Tra false notizie e nevrosi collettiva

“Fake News”, ovvero articoli redatti con informazioni inventate, ingannevoli o distorte, resi pubblici con il deliberato intento di disinformare attraverso i mezzi di informazione: mai come in questi giorni di emergenza sanitaria legata al coronavirus sarebbe necessario difendersi dalla diffusione talora incontrollata di informazioni digitali, come sottolineato dallo psichiatra Benedetto Farina, nel suo intervento di apertura dell’Anno Accadeemico all’Università Europea di Roma
Una lente puntata sulle parole Fake News
Con il termine inglese “fake news”, si fa riferimento ad articoli redatti con informazioni inventate, ingannevoli o distorte, resi pubblici con il deliberato intento di disinformare attraverso i mezzi di informazione

«La rete è diventata l’infrastruttura su cui poggia tutto che ciò che facciamo. Ad oggi incombe su di noi la minaccia di una nuova forma di nozionismo in cui la dimensione orizzontale della circolazione culturale diviene antitetica a qualsiasi forma di apprendimento verticale. In questo preciso momento storico l’era del “sapere fai-da-te” lede qualsiasi forma di mediazione culturale, quella esercitata dai professori, editori e giornalisti, costituendo la causa principale della perdita della capacità di selezionare l’autorevolezza delle fonti d’informazione. Il sentimento di rabbiosa delegittimazione e rifiuto verso le conoscenze degli esperti in favore delle proprie opinioni danno vita all’era dell’incompetenza [cfr. Giovanni Solimine, Giorgio Zanchini, La cultura orizzontale”, Roma-Bari, Laterza, 2020, N.d.R.]. I cambiamenti delle funzioni cognitive danno vita a profonde involuzioni dei comportamenti socio-relazionali, generando un problema culturale.
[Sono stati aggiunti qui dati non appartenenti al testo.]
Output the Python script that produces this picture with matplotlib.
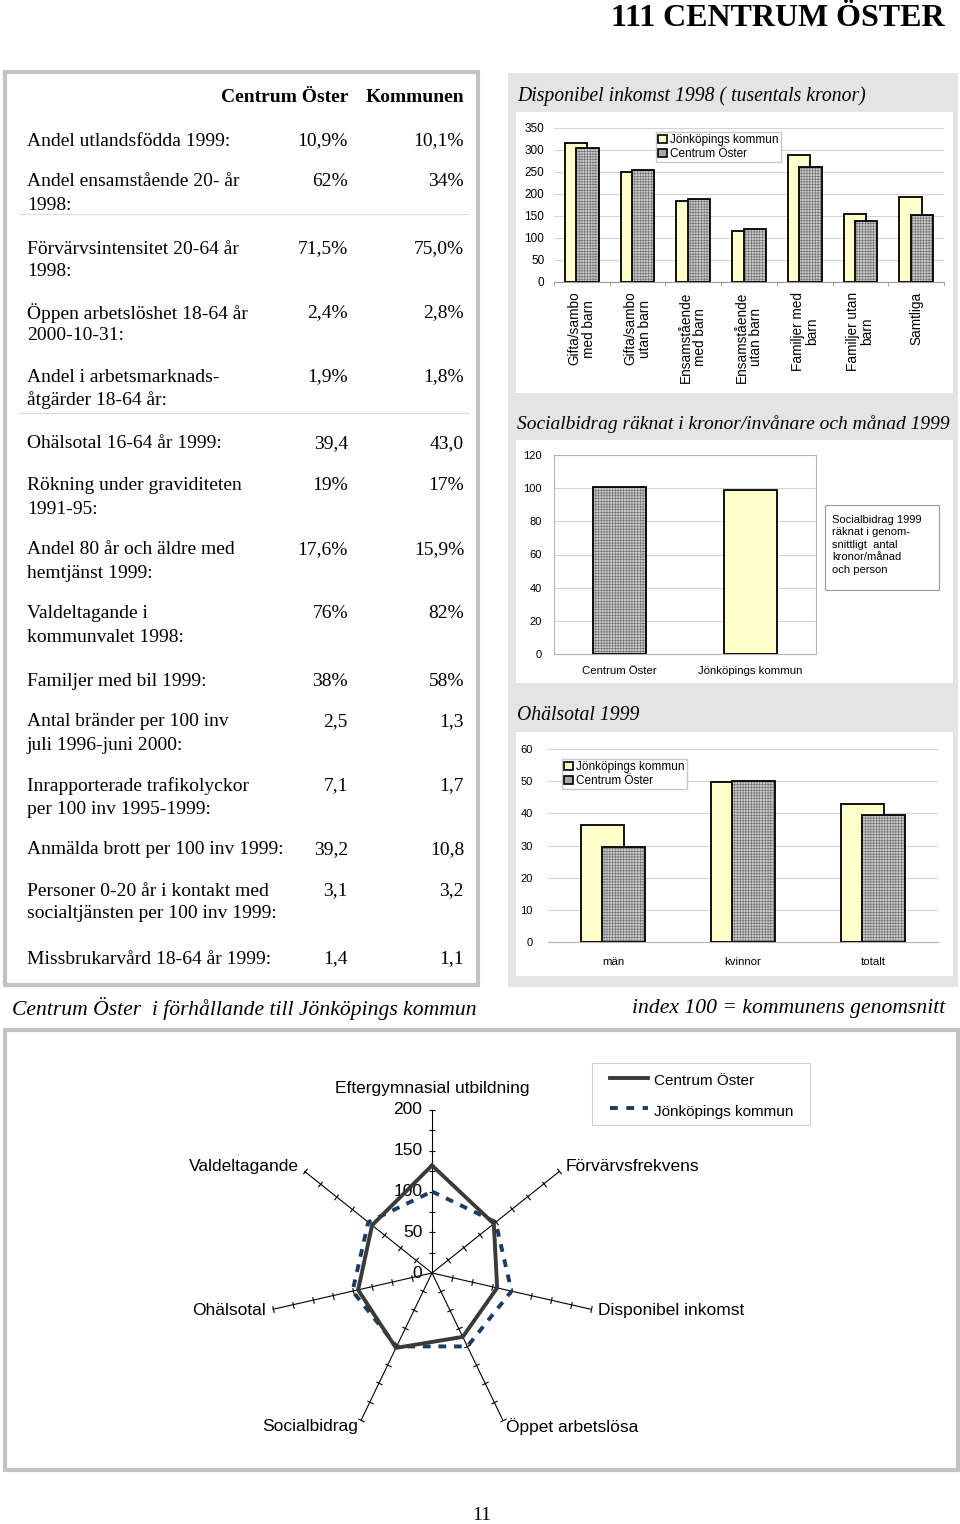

L’unico modo per sovvertire questa tendenza è che le Università diventino il sistema immunitario della società contro i rischi dell’incompetenza».
A dirlo è stato Benedetto Farina, ordinario di Psicologia Clinica presso l’Università Europea di Roma, aprendo l’Anno Accademico della stessa, con l’esposizione dello studio intitolato I giovani nell’era digitale, ampia parte del quale è dedicata a un tema di stringente attualità, ovvero gli effetti della nevrosi collettiva da coronavirus, legati ai rischi della diffusione di informazioni digitali.
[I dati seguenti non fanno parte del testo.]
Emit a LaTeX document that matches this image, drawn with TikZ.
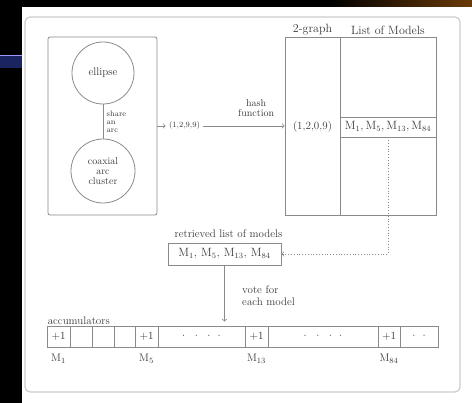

«La fobia dell’epidemia globale – si legge in tal senso in una nota diffusa dalla stessa Università Europea di Roma – dilaga a causa della sovraesposizione mediatica del tema coronavirus: tra flussi di informazioni, fake news [“notizie false”] e tendenza all’enfatizzazione sui titoli sul Covid-19, chi naviga in rete si sente in costante pericolo e l’infodemia appare l’unica risposta per proteggersi [con il termine “infodemia” si intende la circolazione di una quantità eccessiva di informazioni, talvolta non vagliate con accuratezza, che rendono difficile orientarsi su un determinato argomento per la difficoltà di individuare fonti affidabili, N.d.R.]».
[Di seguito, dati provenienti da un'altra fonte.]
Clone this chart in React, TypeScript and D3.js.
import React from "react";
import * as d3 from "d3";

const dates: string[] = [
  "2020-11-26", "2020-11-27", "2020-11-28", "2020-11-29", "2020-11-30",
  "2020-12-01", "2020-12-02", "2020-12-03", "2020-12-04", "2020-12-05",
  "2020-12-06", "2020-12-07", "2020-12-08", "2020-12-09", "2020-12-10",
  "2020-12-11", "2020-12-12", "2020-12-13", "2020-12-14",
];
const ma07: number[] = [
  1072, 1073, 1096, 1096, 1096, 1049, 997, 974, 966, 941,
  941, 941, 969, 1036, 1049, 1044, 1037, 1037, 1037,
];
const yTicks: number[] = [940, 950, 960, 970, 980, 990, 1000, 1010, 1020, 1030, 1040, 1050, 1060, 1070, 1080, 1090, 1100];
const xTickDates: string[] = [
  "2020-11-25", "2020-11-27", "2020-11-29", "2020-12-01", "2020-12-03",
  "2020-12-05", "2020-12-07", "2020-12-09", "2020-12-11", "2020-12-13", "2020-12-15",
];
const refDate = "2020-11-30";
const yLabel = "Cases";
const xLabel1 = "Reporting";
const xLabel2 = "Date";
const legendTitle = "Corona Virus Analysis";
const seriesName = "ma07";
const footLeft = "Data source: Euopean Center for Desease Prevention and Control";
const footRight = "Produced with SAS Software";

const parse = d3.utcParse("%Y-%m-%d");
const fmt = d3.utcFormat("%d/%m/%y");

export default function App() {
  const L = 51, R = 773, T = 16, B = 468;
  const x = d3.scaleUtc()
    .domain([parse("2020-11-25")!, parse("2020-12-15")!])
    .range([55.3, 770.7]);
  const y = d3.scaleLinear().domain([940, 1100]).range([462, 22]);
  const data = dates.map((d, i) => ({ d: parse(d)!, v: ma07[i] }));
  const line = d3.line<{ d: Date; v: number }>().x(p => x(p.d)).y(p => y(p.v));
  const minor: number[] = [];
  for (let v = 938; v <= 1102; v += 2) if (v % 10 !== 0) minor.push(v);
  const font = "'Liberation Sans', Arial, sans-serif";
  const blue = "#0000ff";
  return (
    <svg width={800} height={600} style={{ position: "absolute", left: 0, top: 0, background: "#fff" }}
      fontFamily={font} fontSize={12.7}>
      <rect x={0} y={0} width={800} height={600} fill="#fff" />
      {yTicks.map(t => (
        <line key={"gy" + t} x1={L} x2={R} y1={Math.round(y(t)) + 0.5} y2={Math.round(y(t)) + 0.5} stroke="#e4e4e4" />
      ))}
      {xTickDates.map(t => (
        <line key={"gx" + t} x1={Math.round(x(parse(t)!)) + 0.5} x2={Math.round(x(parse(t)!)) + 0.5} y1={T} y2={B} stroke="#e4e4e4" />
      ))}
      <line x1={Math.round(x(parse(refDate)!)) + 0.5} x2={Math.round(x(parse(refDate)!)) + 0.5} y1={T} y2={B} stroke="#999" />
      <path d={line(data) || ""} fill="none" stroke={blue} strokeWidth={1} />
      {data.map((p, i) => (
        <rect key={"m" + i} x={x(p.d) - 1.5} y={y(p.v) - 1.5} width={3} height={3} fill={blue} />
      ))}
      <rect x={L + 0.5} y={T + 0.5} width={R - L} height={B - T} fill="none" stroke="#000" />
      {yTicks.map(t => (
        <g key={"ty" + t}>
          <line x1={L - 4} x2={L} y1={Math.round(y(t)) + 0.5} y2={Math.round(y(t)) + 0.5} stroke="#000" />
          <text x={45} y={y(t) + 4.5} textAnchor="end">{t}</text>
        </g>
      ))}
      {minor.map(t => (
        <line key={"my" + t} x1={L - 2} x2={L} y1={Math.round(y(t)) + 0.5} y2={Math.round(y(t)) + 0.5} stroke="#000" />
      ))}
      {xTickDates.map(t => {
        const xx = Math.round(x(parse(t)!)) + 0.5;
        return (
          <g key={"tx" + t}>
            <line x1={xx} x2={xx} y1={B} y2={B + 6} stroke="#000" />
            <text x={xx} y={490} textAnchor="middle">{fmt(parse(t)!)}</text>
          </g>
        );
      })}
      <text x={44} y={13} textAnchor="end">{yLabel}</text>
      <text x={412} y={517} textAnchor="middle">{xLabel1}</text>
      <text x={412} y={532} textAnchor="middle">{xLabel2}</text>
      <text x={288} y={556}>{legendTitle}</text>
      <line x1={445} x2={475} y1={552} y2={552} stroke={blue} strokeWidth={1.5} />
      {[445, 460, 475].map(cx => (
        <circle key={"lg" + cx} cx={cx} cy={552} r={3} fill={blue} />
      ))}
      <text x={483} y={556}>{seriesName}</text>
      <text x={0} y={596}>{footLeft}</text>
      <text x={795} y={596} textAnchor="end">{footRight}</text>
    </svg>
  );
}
E ancora, viene rilevato che «il 90 % della popolazione mondiale utilizza i social per documentarsi e la rivista “BMC Psychiatry” ha riscontrato un eccessivo tasso di utilizzo dello smartphone da parte dei cittadini. Nelle giovani generazioni, inoltre, vi è un aumento delle patologie psico-cognitive strettamente connesse all’incapacità di leggere criticamente una comunicazione e nella corretta scelta delle fonti». (S.B.)